══ Dataset section

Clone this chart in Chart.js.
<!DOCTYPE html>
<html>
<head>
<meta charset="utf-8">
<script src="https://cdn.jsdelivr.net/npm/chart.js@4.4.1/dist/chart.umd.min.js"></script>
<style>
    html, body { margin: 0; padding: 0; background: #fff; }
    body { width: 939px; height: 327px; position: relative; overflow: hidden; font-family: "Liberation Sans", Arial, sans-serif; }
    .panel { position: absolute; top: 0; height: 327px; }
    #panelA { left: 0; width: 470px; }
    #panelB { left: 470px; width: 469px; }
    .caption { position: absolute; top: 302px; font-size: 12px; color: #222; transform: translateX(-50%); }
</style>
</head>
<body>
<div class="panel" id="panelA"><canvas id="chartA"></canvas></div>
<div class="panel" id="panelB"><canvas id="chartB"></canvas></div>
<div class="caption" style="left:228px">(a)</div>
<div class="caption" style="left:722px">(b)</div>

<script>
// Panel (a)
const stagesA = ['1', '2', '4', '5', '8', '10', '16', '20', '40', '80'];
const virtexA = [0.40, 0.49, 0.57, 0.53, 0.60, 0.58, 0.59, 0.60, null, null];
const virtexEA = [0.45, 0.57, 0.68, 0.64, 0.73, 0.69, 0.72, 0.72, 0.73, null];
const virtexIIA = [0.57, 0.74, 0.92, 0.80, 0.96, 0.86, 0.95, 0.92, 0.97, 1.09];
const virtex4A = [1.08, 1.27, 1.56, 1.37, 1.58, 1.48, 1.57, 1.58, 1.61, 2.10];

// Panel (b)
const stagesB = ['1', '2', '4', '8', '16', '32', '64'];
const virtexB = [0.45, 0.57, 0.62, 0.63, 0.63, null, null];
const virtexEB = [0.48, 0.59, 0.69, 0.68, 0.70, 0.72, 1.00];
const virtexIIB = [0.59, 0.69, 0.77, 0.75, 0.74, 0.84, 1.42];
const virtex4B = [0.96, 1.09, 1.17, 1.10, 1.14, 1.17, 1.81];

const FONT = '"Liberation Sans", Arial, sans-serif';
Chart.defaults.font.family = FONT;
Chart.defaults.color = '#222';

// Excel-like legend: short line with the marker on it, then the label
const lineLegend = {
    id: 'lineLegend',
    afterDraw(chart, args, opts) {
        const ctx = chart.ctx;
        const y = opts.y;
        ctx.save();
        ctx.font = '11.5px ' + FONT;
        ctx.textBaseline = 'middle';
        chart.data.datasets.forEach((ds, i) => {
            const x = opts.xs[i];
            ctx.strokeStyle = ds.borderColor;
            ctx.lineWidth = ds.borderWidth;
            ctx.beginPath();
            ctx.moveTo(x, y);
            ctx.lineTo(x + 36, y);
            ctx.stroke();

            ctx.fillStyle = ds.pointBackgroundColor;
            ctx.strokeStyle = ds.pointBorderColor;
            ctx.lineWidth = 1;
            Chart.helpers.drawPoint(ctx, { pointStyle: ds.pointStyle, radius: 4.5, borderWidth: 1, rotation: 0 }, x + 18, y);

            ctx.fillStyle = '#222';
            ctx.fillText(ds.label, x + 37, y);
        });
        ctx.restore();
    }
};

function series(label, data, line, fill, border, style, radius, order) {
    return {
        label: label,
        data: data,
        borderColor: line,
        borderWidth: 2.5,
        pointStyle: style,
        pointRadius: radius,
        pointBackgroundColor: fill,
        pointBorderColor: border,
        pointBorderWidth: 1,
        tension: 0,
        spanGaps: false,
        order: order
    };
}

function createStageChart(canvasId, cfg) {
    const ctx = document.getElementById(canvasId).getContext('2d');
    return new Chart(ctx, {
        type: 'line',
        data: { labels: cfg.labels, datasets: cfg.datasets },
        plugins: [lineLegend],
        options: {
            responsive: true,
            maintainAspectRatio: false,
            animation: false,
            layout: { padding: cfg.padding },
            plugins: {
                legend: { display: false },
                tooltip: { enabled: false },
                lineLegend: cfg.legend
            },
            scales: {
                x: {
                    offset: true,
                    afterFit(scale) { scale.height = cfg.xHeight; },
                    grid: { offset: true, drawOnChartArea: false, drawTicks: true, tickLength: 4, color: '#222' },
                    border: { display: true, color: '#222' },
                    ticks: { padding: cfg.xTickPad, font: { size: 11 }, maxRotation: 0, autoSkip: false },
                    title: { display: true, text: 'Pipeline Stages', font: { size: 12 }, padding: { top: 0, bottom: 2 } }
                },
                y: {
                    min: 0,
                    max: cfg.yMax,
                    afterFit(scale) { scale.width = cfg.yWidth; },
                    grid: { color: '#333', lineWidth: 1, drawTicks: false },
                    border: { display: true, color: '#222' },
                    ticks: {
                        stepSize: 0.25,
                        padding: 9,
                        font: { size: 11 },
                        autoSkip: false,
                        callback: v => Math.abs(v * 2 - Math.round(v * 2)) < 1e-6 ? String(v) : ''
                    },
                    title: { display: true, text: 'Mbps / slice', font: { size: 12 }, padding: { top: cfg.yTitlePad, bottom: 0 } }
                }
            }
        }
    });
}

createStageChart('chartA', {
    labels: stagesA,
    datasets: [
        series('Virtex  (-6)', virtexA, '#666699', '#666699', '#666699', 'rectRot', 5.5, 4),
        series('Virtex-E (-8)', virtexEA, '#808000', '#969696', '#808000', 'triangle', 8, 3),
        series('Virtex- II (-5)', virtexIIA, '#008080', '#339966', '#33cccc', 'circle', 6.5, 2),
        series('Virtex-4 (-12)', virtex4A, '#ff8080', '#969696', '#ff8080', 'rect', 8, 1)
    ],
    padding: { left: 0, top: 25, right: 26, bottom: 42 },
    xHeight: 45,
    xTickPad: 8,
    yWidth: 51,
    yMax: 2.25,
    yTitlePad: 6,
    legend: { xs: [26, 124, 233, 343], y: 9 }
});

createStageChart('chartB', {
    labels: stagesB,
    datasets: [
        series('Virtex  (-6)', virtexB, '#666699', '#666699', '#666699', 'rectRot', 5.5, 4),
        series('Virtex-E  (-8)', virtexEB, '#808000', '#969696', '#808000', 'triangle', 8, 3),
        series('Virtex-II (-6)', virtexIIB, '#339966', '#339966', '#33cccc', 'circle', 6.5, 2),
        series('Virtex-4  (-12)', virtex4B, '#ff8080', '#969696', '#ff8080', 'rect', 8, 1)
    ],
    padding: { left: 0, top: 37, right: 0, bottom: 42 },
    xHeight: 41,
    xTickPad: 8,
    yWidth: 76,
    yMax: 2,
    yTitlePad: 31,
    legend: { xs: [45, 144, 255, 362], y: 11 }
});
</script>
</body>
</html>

════

§ What you will do
Return exactly the lines that run from the top of the listing above to the line containing "1.58, 1.61, 2.10];", please, keeping both end lines and leaving out everything else.

§ Answer to the problem
Clone this chart in Chart.js.
<!DOCTYPE html>
<html>
<head>
<meta charset="utf-8">
<script src="https://cdn.jsdelivr.net/npm/chart.js@4.4.1/dist/chart.umd.min.js"></script>
<style>
    html, body { margin: 0; padding: 0; background: #fff; }
    body { width: 939px; height: 327px; position: relative; overflow: hidden; font-family: "Liberation Sans", Arial, sans-serif; }
    .panel { position: absolute; top: 0; height: 327px; }
    #panelA { left: 0; width: 470px; }
    #panelB { left: 470px; width: 469px; }
    .caption { position: absolute; top: 302px; font-size: 12px; color: #222; transform: translateX(-50%); }
</style>
</head>
<body>
<div class="panel" id="panelA"><canvas id="chartA"></canvas></div>
<div class="panel" id="panelB"><canvas id="chartB"></canvas></div>
<div class="caption" style="left:228px">(a)</div>
<div class="caption" style="left:722px">(b)</div>

<script>
// Panel (a)
const stagesA = ['1', '2', '4', '5', '8', '10', '16', '20', '40', '80'];
const virtexA = [0.40, 0.49, 0.57, 0.53, 0.60, 0.58, 0.59, 0.60, null, null];
const virtexEA = [0.45, 0.57, 0.68, 0.64, 0.73, 0.69, 0.72, 0.72, 0.73, null];
const virtexIIA = [0.57, 0.74, 0.92, 0.80, 0.96, 0.86, 0.95, 0.92, 0.97, 1.09];
const virtex4A = [1.08, 1.27, 1.56, 1.37, 1.58, 1.48, 1.57, 1.58, 1.61, 2.10];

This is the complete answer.